While he admits that he signed an agreement to provide information to the security services in the 1980s, Bogusław Wołoszański denies that he ever actually informed on anyone. He claims that files indicating he did have been falsified.

“I did not betray Poland nor act against Poles,” Wołoszański told the Rzeczpospolita daily today. He claims that the reason he has faced criticism since his candidacy was announced is that “PiS [the ruling Law and Justice party] wants to destroy me, like everyone who stands between them and power”.

Wołoszański was last week announced by Donald Tusk, leader of the centrist Civic Coalition (KO), as one of the candidates who will head its electoral lists in October’s parliamentary elections.

The 73-year-old had previously not been directly involved in politics. He was a leading broadcaster, known in particular for programmes relating to history. The most famous, Sensacje XX wieku (Sensations of the 20th Century), has been running since 1983.

Before 1989, Wołoszański was also a member of Poland’s ruling communist party, including during the period of brutal martial law from 1981 to 1983. In 1985, he was posted to London as a correspondent. Before leaving, he signed a commitment to operate as an informant for the Polish intelligence services while there.

After KO announced Wołoszański as a candidate, the head of the Institute of National Remembrance – a state historical body – shared images of communist-era files relating to him and said that Wołoszański had been tasked with gathering information on the BBC and NATO, among others.

“The sensation of the 21st century is that seasoned agents of communist intelligence got bored with working behind the scenes and want to take responsibility for democracy (sic!),” wrote Karol Nawrocki, who was appointed to lead the IPN by the PiS majority in parliament.

One of PiS’s primary stated aims is to remove former communists from the positions of influence it claims they continued to hold after 1989. However, critics note that PiS has itself welcomed former communists into its ranks, including one whom it made a constitutional court judge.

This week, Gazeta Polska, a conservative newspaper supportive of PiS, published further extracts from files relating to Wołoszański, whose past as a communist informant was previously reported in 2007.

They show that, in 1988, when Wołoszański was due to leave his posting in London, he was interviewed by an intelligence office about his planned replacement, who was a suspected homosexual. Wołoszański is reported to have provided detailed information about the candidate’s sexual inclinations.

Other files held by the IPN show that Wołoszański informed his superiors about the homosexuality of a BBC journalist – named by Gazeta Polska only by the initials J.E. – with whom he regularly met for lunch with the aim of obtaining information.

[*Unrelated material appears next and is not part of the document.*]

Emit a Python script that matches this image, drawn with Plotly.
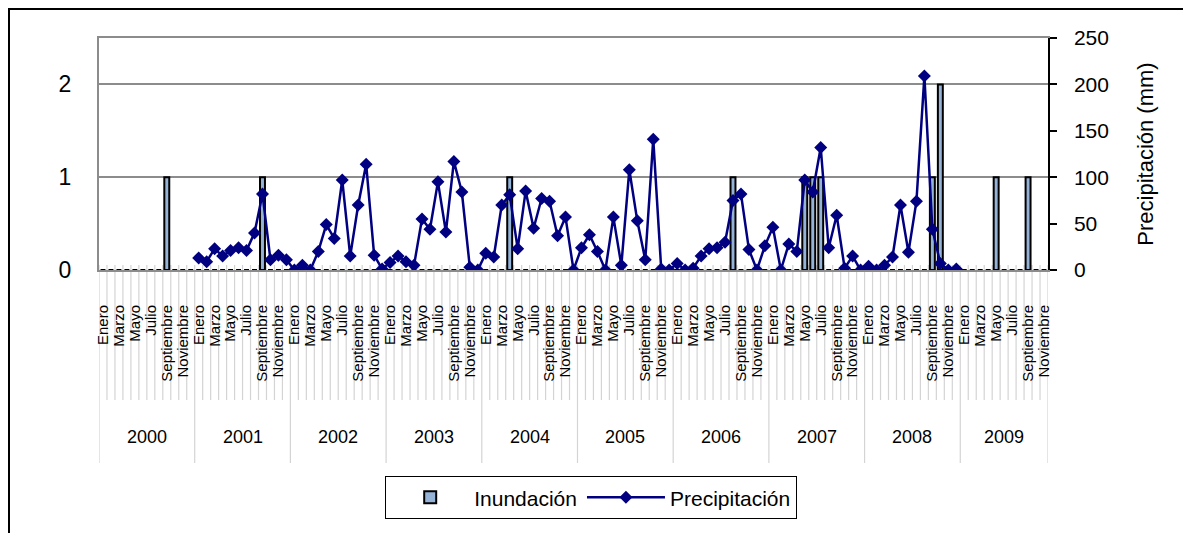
import plotly.graph_objects as go

years = ["2000", "2001", "2002", "2003", "2004", "2005", "2006", "2007", "2008", "2009"]
months = ["Enero", "Febrero", "Marzo", "Abril", "Mayo", "Junio", "Julio", "Agosto",
          "Septiembre", "Octubre", "Noviembre", "Diciembre"]
# the series ends in November 2009
last_month_2009 = "Noviembre"

# Inundación (number of flood events per month), Jan 2000 - Nov 2009
inundacion = [
    0, 0, 0, 0, 0, 0, 0, 0, 1, 0, 0, 0,   # 2000
    0, 0, 0, 0, 0, 0, 0, 0, 1, 0, 0, 0,   # 2001
    0, 0, 0, 0, 0, 0, 0, 0, 0, 0, 0, 0,   # 2002
    0, 0, 0, 0, 0, 0, 0, 0, 0, 0, 0, 0,   # 2003
    0, 0, 0, 1, 0, 0, 0, 0, 0, 0, 0, 0,   # 2004
    0, 0, 0, 0, 0, 0, 0, 0, 0, 0, 0, 0,   # 2005
    0, 0, 0, 0, 0, 0, 0, 1, 0, 0, 0, 0,   # 2006
    0, 0, 0, 0, 1, 1, 1, 0, 0, 0, 0, 0,   # 2007
    0, 0, 0, 0, 0, 0, 0, 0, 1, 2, 0, 0,   # 2008
    0, 0, 0, 0, 1, 0, 0, 0, 1, 0, 0,      # 2009 (Jan-Nov)
]

# Precipitación (mm), monthly; no data for 2000 and 2009
precip_2000 = [None] * 12
precip_2001 = [13, 9, 23, 15, 21, 24, 21, 40, 82, 11, 16, 11]
precip_2002 = [0, 5, 0, 20, 49, 34, 97, 15, 70, 114, 16, 1]
precip_2003 = [8, 15, 9, 5, 55, 44, 95, 41, 117, 84, 3, 0]
precip_2004 = [18, 14, 70, 81, 23, 85, 45, 77, 74, 37, 57, 0]
precip_2005 = [24, 38, 20, 0, 57, 5, 108, 53, 11, 141, 1, 0]
precip_2006 = [7, 0, 2, 15, 23, 24, 30, 75, 82, 22, 0, 26]
precip_2007 = [46, 0, 28, 20, 97, 84, 132, 24, 59, 2, 15, 0]
precip_2008 = [4, 0, 5, 14, 70, 19, 74, 209, 44, 7, 0, 1]
precip_2009 = [None] * 11

precipitacion = (precip_2000 + precip_2001 + precip_2002 + precip_2003 + precip_2004 +
                 precip_2005 + precip_2006 + precip_2007 + precip_2008 + precip_2009)

pairs = []
for y in years:
    for m in months:
        pairs.append((y, m))
        if y == years[-1] and m == last_month_2009:
            break
cats = [f"{m} {y}" for y, m in pairs]
tick_vals = [f"{m} {y}" for y, m in pairs if months.index(m) % 2 == 0]
tick_text = [m for y, m in pairs if months.index(m) % 2 == 0]

FONT = "Liberation Sans, Arial, sans-serif"
OFF = 8  # page body margin of the browser
W, H = 1191 - OFF, 533 - OFF
L, R, T, B = 99 - OFF, 1048 - OFF, 38 - OFF, 270 - OFF
pw, ph = R - L, B - T


def py(pix):
    return (B - (pix - OFF)) / ph


def px(pix):
    return ((pix - OFF) - L) / pw


fig = go.Figure()
fig.add_trace(go.Bar(
    x=cats, y=inundacion, name="Inundación",
    marker=dict(color="#95B3D7", line=dict(color="black", width=2)),
    width=0.62,
))
fig.add_trace(go.Scatter(
    x=cats, y=precipitacion, name="Precipitación", yaxis="y2",
    mode="lines+markers",
    line=dict(color="#000080", width=2.5),
    marker=dict(symbol="diamond", size=10, color="#000080"),
))

n = len(cats)
year_bounds = [i for i, (y, m) in enumerate(pairs) if m == months[0]] + [n]

shapes = []
for i in range(n + 1):
    is_year = i in year_bounds
    shapes.append(dict(
        type="line", xref="x", yref="paper",
        x0=i - 0.5, x1=i - 0.5, y0=py(265), y1=py(463 if is_year else 400),
        line=dict(color="#D4D4D4", width=1.2), layer="below",
    ))
# outer frame (only top and left edges fall inside the picture)
shapes.append(dict(type="rect", xref="paper", yref="paper",
                   x0=px(9), x1=px(1210), y0=py(9), y1=py(560),
                   line=dict(color="black", width=2)))

annotations = []
for k, y in enumerate(years):
    a, b = year_bounds[k], year_bounds[k + 1]
    annotations.append(dict(
        x=(a + b - 1) / 2, y=py(437), xref="x", yref="paper",
        text=y, showarrow=False, font=dict(family=FONT, size=18, color="black"),
        xanchor="center", yanchor="middle",
    ))

fig.update_layout(
    width=W, height=H,
    margin=dict(l=L, r=W - R, t=T, b=H - B),
    paper_bgcolor="white", plot_bgcolor="white",
    font=dict(family=FONT, color="black"),
    xaxis=dict(
        type="category", categoryorder="array", categoryarray=cats,
        range=[-0.5, n - 0.5],
        tickmode="array", tickvals=tick_vals, ticktext=tick_text,
        tickangle=-90, tickfont=dict(family=FONT, size=15),
        ticks="", ticklabelstandoff=27,
        showgrid=False, showline=True, linecolor="#8C8C8C", linewidth=2, mirror=True,
        zeroline=False,
    ),
    yaxis=dict(
        range=[0, 2.5], tickmode="array", tickvals=[0, 1, 2],
        tickfont=dict(family=FONT, size=23), ticklabelstandoff=21,
        showgrid=True, gridcolor="#8C8C8C", gridwidth=2,
        showline=True, linecolor="#8C8C8C", linewidth=2,
        zeroline=False, ticks="",
    ),
    yaxis2=dict(
        overlaying="y", side="right", range=[0, 250],
        tickmode="array", tickvals=[0, 50, 100, 150, 200, 250],
        tickfont=dict(family=FONT, size=21),
        ticks="outside", ticklen=7, tickwidth=1.5, tickcolor="black",
        showline=True, linecolor="black", linewidth=1.5,
        showgrid=False, zeroline=False, ticklabelstandoff=13,
        title=dict(text="Precipitación (mm)", font=dict(family=FONT, size=22), standoff=30),
    ),
    legend=dict(
        orientation="h", x=px(385), y=py(476), xanchor="left", yanchor="top",
        bordercolor="black", borderwidth=1.2, bgcolor="white",
        font=dict(family=FONT, size=21), itemwidth=78,
    ),
    shapes=shapes, annotations=annotations,
    showlegend=True,
)

fig.write_html("out.html")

State broadcaster TVP – which is a government mouthpiece – says further files show that Wołoszański “repeatedly provided information about the sexual orientation of people”. He was also tasked with gathering information on British politicians.

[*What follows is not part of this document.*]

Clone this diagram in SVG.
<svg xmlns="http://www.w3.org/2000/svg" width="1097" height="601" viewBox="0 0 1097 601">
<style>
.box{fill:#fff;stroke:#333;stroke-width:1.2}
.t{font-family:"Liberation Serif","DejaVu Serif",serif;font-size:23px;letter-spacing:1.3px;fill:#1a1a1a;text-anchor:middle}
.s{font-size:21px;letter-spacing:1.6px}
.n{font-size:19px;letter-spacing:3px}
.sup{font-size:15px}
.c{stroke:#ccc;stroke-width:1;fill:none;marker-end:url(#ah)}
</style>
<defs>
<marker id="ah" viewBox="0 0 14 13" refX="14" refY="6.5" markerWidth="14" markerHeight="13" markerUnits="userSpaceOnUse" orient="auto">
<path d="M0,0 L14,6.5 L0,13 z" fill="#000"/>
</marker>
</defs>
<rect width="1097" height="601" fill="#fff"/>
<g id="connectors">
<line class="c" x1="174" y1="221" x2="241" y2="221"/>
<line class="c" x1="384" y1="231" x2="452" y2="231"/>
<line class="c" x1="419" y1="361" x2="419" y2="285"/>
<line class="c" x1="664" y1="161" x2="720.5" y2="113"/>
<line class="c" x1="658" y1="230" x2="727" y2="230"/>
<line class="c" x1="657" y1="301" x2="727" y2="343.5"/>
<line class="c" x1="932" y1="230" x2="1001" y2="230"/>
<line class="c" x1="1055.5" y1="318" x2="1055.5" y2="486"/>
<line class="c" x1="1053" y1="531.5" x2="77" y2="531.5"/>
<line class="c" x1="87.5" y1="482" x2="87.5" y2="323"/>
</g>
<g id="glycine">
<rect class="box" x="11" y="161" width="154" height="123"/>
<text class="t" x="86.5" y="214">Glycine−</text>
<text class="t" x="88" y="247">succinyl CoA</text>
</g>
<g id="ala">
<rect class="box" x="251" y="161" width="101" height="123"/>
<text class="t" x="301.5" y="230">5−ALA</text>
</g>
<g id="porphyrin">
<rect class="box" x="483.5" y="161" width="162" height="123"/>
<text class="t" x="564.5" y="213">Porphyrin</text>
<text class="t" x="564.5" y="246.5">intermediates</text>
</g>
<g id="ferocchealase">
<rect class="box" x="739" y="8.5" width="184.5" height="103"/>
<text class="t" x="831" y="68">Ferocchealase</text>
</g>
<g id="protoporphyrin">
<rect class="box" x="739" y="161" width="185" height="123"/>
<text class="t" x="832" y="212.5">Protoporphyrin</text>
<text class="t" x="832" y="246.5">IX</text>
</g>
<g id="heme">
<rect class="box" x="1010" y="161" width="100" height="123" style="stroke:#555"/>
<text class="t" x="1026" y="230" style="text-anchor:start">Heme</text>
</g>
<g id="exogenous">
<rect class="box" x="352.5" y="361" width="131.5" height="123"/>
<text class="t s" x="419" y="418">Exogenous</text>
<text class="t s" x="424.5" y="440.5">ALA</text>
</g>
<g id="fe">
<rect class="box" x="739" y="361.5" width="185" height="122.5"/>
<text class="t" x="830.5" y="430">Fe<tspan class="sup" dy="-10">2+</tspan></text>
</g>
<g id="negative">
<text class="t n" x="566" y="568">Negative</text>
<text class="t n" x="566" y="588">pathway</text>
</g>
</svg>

When contracted by TVP – which until last week was showing re-runs of Sensacje XX wieku Wołoszański told them that “everything being revealed now is just lies” but that he “will say nothing more” on the subject because he “is tired of it”.

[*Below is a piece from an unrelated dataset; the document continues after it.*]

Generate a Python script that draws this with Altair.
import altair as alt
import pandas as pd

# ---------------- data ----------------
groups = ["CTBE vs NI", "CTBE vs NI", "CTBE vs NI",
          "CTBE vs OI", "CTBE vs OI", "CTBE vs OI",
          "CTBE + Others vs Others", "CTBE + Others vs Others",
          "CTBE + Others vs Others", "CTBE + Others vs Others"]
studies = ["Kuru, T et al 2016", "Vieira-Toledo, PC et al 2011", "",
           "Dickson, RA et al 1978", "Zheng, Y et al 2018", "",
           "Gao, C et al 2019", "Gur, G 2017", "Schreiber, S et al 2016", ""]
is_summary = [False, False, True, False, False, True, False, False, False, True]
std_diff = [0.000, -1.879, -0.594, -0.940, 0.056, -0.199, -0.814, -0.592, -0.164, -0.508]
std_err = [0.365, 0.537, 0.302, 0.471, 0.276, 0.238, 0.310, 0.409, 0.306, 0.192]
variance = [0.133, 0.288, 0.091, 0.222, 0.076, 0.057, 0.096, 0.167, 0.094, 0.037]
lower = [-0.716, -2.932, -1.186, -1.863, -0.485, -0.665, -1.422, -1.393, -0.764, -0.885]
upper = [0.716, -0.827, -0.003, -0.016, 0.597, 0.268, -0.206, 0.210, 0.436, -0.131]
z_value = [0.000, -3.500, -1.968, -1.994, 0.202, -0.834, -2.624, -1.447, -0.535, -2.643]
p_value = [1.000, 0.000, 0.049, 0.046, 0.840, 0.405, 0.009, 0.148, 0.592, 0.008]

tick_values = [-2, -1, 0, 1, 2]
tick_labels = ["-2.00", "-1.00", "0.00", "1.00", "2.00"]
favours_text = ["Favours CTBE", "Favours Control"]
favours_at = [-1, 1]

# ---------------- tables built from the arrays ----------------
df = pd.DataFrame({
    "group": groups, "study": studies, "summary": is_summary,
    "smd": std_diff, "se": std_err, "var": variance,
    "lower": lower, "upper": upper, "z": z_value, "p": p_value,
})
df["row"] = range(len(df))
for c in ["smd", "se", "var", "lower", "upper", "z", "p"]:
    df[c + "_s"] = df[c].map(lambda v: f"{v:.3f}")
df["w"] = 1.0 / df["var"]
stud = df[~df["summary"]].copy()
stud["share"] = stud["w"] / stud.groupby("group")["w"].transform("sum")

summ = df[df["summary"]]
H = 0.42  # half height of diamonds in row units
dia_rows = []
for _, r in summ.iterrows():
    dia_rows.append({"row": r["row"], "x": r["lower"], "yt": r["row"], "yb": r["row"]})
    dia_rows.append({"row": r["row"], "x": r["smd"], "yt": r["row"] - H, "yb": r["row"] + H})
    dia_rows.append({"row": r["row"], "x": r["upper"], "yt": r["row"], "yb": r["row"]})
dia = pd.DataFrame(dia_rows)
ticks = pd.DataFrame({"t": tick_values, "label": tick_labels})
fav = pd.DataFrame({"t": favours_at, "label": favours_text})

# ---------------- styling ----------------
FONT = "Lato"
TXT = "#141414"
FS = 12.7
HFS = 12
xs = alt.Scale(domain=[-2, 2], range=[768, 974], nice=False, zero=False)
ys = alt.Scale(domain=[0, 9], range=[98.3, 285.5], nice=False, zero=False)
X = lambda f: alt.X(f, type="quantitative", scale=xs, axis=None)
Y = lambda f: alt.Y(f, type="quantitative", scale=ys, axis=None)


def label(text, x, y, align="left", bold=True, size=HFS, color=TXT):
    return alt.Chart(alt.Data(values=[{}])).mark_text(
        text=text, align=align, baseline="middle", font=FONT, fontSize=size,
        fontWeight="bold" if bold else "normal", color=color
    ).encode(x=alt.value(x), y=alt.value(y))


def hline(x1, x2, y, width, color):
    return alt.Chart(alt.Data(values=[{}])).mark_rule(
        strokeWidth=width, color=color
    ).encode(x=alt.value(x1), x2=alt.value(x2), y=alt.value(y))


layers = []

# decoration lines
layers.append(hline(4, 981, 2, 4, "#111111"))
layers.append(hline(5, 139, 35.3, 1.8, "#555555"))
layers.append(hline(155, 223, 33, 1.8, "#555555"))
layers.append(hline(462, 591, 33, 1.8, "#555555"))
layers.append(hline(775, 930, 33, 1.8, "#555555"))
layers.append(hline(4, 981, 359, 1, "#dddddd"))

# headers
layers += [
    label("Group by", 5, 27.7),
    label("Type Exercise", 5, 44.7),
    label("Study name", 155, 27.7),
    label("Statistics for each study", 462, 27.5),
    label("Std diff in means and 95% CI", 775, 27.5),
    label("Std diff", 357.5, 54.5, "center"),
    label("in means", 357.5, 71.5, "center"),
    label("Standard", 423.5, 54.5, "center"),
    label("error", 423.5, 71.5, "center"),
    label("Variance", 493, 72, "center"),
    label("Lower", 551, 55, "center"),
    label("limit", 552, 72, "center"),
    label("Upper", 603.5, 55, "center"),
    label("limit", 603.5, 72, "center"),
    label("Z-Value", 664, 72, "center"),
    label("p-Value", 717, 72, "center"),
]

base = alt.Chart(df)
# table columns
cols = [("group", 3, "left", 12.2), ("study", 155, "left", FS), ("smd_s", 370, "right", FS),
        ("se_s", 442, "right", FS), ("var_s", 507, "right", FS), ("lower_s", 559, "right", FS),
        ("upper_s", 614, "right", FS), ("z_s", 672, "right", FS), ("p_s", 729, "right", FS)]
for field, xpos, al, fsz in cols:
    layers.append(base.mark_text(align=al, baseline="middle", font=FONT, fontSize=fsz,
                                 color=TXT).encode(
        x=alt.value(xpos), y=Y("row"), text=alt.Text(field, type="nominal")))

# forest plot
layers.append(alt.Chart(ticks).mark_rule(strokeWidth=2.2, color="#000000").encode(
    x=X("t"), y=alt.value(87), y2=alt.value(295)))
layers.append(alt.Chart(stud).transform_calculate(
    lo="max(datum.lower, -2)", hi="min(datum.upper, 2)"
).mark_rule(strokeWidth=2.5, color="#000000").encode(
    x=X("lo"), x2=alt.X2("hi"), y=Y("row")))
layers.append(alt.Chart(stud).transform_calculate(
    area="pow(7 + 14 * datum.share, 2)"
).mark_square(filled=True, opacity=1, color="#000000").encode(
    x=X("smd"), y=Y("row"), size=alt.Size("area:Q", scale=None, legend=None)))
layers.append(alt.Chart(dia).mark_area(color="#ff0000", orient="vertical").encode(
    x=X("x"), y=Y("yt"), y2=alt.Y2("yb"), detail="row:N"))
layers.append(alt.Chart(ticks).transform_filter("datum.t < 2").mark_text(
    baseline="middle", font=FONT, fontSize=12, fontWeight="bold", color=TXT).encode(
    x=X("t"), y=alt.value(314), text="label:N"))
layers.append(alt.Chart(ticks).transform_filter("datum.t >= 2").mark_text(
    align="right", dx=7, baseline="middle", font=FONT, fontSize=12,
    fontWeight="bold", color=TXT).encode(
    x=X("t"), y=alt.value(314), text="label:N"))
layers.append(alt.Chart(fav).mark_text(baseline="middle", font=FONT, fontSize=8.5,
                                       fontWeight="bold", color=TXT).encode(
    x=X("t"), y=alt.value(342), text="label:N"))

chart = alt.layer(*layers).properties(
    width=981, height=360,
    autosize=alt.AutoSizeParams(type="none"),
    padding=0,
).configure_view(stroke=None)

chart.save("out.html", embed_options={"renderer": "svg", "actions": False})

On Friday, he told conservative news website wPolityce that claims he informed on British journalists or anyone else are a “load of nonsense”. He suggested that some of the files about his alleged actions may have been “fabricated” by the communist security services because “they wanted to frame me”.

Speaking to Rzeczpospolita today, Wołoszański said he had “known that lies and stupidity would be used against me”. This is part of a “ruthless political attack” by the ruling party, which seeks to “divide us and set us against each other”.

Asked about his past as an agent, Wołoszański admitted that he had signed an agreement with intelligence in order to facilitate his trip to London for professional reasons. But he added that he “did not cooperate in order to harm anyone” and “he didn’t do anything wrong towards Poland, Poles, or the English”.

After initial claims against him in 2007, Wołoszański offered a similar explanation, saying that he had only prepared analysis and reports rather than informing on anyone.

Despite 34 years passing since the fall of communism in Poland, the pre-1989 period continues to regularly feature in modern politics. Some public figures have been accused of hiding their collaboration with the regime – most famously former president and Solidarity leader Lech Wałęsa.

Since coming to power in 2015, PiS has launched a number of policies it says are aimed at “de-communising” Poland, a process that it claims previous governments have failed to do.